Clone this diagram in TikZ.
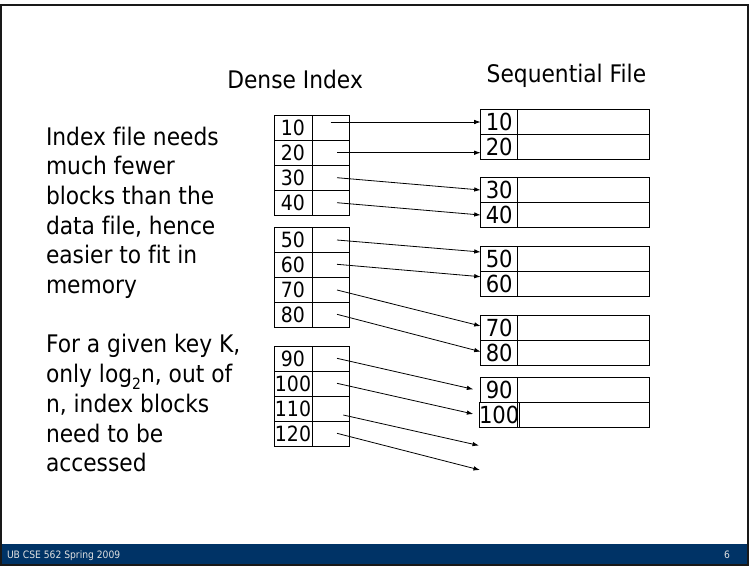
\documentclass[tikz,border=0pt]{standalone}
\usepackage{fontspec}
\setmainfont{DejaVu Sans}[FakeStretch=0.9, Ligatures=NoCommon]
\usetikzlibrary{arrows.meta}
\definecolor{footerblue}{RGB}{0,51,102}
\definecolor{footertext}{RGB}{225,225,225}

\begin{document}
\begin{tikzpicture}[x=1pt,y=-1pt,
  every node/.style={inner sep=0pt, outer sep=0pt},
  body/.style={font=\fontsize{24.2}{29.7}\selectfont, anchor=base west},
  title/.style={font=\fontsize{24.2}{29.7}\selectfont, anchor=base west},
  cell/.style={draw=black, line width=0.9pt, minimum height=25pt},
  keyi/.style={cell, minimum width=38pt, font=\fontsize{21}{21}\selectfont},
  ptri/.style={cell, minimum width=37.3pt},
  keys/.style={cell, minimum width=37pt, font=\fontsize{23.5}{23.5}\selectfont},
  recs/.style={cell, minimum width=131.3pt},
  ptr/.style={-{Latex[length=6.5pt,width=4.5pt]}, line width=0.8pt},
  foot/.style={font=\fontsize{10.2}{11}\selectfont, text=footertext, anchor=base west}
]
\useasboundingbox (0,0) rectangle (749,566);
\fill[white] (0,0) rectangle (749,566);

% slide frame and footer bar
\fill[footerblue] (2,544) rectangle (747,564);
\draw[line width=2.4pt, black!90] (1.2,4.7) rectangle (747.8,565);
\node[foot] (ftxt) at (7,558) {UB CSE 562 Spring 2009};
\node[foot] (fnum) at (724,558) {6};

% headings
\node[title] (hdense) at (227.3,88) {Dense Index};
\node[title] (hseq) at (486.7,82.5) {Sequential File};

% explanatory text
\foreach \n/\t/\y in {
  1/{Index file needs}/145,
  2/{much fewer}/174.7,
  3/{blocks than the}/204.4,
  4/{data file, hence}/234.1,
  5/{easier to fit in}/263.8,
  6/{memory}/293.5,
  7/{For a given key K,}/352.9,
  8/{only log\raisebox{-0.28em}{\fontsize{15.5}{15.5}\selectfont 2}n, out of}/382.6,
  9/{n, index blocks}/412.3,
  10/{need to be}/442,
  11/{accessed}/471.7}
  \node[body] (txt\n) at (46,\y) {\t};

% dense index: key cell and pointer cell per entry
\foreach \k/\y in {10/127.5, 20/152.5, 30/177.5, 40/202.5,
                   50/239.8, 60/264.9, 70/289.9, 80/314.9,
                   90/358.5, 100/383.5, 110/408.5, 120/433.5} {
  \node[keyi] (i\k) at (293,\y) {\k};
  \node[ptri] (p\k) at (330.65,\y) {};
}

% sequential file: key cell and record cell per entry
\foreach \k/\y in {10/121.8, 20/146.8, 30/190.2, 40/215.2,
                   50/259.2, 60/284.2, 70/327.5, 80/352.5,
                   90/389.8, 100/414.8} {
  \node[keys] (s\k) at (499.2,\y) {\k};
  \node[recs] (r\k) at (583.35,\y) {};
}

% pointer origins inside the index
\coordinate (a10) at (330.7,122);
\coordinate (a20) at (337,152.7);
\coordinate (a30) at (337,177.7);
\coordinate (a40) at (337,202.7);
\coordinate (a50) at (337,240);
\coordinate (a60) at (337,264.3);
\coordinate (a70) at (337,290);
\coordinate (a80) at (337,314.3);
\coordinate (a90) at (337,358.3);
\coordinate (a100) at (337,383.3);
\coordinate (a110) at (343.3,415);
\coordinate (a120) at (337,433.3);

% pointer targets at the data blocks
\coordinate (b10) at (480.7,122);
\coordinate (b20) at (480.7,152.7);
\coordinate (b30) at (480.7,190);
\coordinate (b40) at (480.7,215);
\coordinate (b50) at (480.7,252);
\coordinate (b60) at (480.7,276.7);
\coordinate (b70) at (480.7,326);
\coordinate (b80) at (480.7,351.7);
\coordinate (b90) at (473.3,389.3);
\coordinate (b100) at (473.3,414);
\coordinate (b110) at (479,445.5);
\coordinate (b120) at (480,470);

\foreach \k in {10,20,30,40,50,60,70,80,90,100,110,120}
  \draw[ptr] (a\k) -- (b\k);
\end{tikzpicture}
\end{document}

____________

Objective> Omit the pictures, and quote the material above exactly as given.

Answer for this exercise>
Clone this diagram in TikZ.
\documentclass[tikz,border=0pt]{standalone}
\usepackage{fontspec}
\setmainfont{DejaVu Sans}[FakeStretch=0.9, Ligatures=NoCommon]
\usetikzlibrary{arrows.meta}
\definecolor{footerblue}{RGB}{0,51,102}
\definecolor{footertext}{RGB}{225,225,225}

\begin{document}
\begin{tikzpicture}[x=1pt,y=-1pt,
  every node/.style={inner sep=0pt, outer sep=0pt},
  body/.style={font=\fontsize{24.2}{29.7}\selectfont, anchor=base west},
  title/.style={font=\fontsize{24.2}{29.7}\selectfont, anchor=base west},
  cell/.style={draw=black, line width=0.9pt, minimum height=25pt},
  keyi/.style={cell, minimum width=38pt, font=\fontsize{21}{21}\selectfont},
  ptri/.style={cell, minimum width=37.3pt},
  keys/.style={cell, minimum width=37pt, font=\fontsize{23.5}{23.5}\selectfont},
  recs/.style={cell, minimum width=131.3pt},
  ptr/.style={-{Latex[length=6.5pt,width=4.5pt]}, line width=0.8pt},
  foot/.style={font=\fontsize{10.2}{11}\selectfont, text=footertext, anchor=base west}
]
\useasboundingbox (0,0) rectangle (749,566);
\fill[white] (0,0) rectangle (749,566);

% slide frame and footer bar
\fill[footerblue] (2,544) rectangle (747,564);
\draw[line width=2.4pt, black!90] (1.2,4.7) rectangle (747.8,565);
\node[foot] (ftxt) at (7,558) {UB CSE 562 Spring 2009};
\node[foot] (fnum) at (724,558) {6};

% headings
\node[title] (hdense) at (227.3,88) {Dense Index};
\node[title] (hseq) at (486.7,82.5) {Sequential File};

% explanatory text
\foreach \n/\t/\y in {
  1/{Index file needs}/145,
  2/{much fewer}/174.7,
  3/{blocks than the}/204.4,
  4/{data file, hence}/234.1,
  5/{easier to fit in}/263.8,
  6/{memory}/293.5,
  7/{For a given key K,}/352.9,
  8/{only log\raisebox{-0.28em}{\fontsize{15.5}{15.5}\selectfont 2}n, out of}/382.6,
  9/{n, index blocks}/412.3,
  10/{need to be}/442,
  11/{accessed}/471.7}
  \node[body] (txt\n) at (46,\y) {\t};

% dense index: key cell and pointer cell per entry
\foreach \k/\y in {10/127.5, 20/152.5, 30/177.5, 40/202.5,
                   50/239.8, 60/264.9, 70/289.9, 80/314.9,
                   90/358.5, 100/383.5, 110/408.5, 120/433.5} {
  \node[keyi] (i\k) at (293,\y) {\k};
  \node[ptri] (p\k) at (330.65,\y) {};
}

% sequential file: key cell and record cell per entry
\foreach \k/\y in {10/121.8, 20/146.8, 30/190.2, 40/215.2,
                   50/259.2, 60/284.2, 70/327.5, 80/352.5,
                   90/389.8, 100/414.8} {
  \node[keys] (s\k) at (499.2,\y) {\k};
  \node[recs] (r\k) at (583.35,\y) {};
}

% pointer origins inside the index
\coordinate (a10) at (330.7,122);
\coordinate (a20) at (337,152.7);
\coordinate (a30) at (337,177.7);
\coordinate (a40) at (337,202.7);
\coordinate (a50) at (337,240);
\coordinate (a60) at (337,264.3);
\coordinate (a70) at (337,290);
\coordinate (a80) at (337,314.3);
\coordinate (a90) at (337,358.3);
\coordinate (a100) at (337,383.3);
\coordinate (a110) at (343.3,415);
\coordinate (a120) at (337,433.3);

% pointer targets at the data blocks
\coordinate (b10) at (480.7,122);
\coordinate (b20) at (480.7,152.7);
\coordinate (b30) at (480.7,190);
\coordinate (b40) at (480.7,215);
\coordinate (b50) at (480.7,252);
\coordinate (b60) at (480.7,276.7);
\coordinate (b70) at (480.7,326);
\coordinate (b80) at (480.7,351.7);
\coordinate (b90) at (473.3,389.3);
\coordinate (b100) at (473.3,414);
\coordinate (b110) at (479,445.5);
\coordinate (b120) at (480,470);

\foreach \k in {10,20,30,40,50,60,70,80,90,100,110,120}
  \draw[ptr] (a\k) -- (b\k);
\end{tikzpicture}
\end{document}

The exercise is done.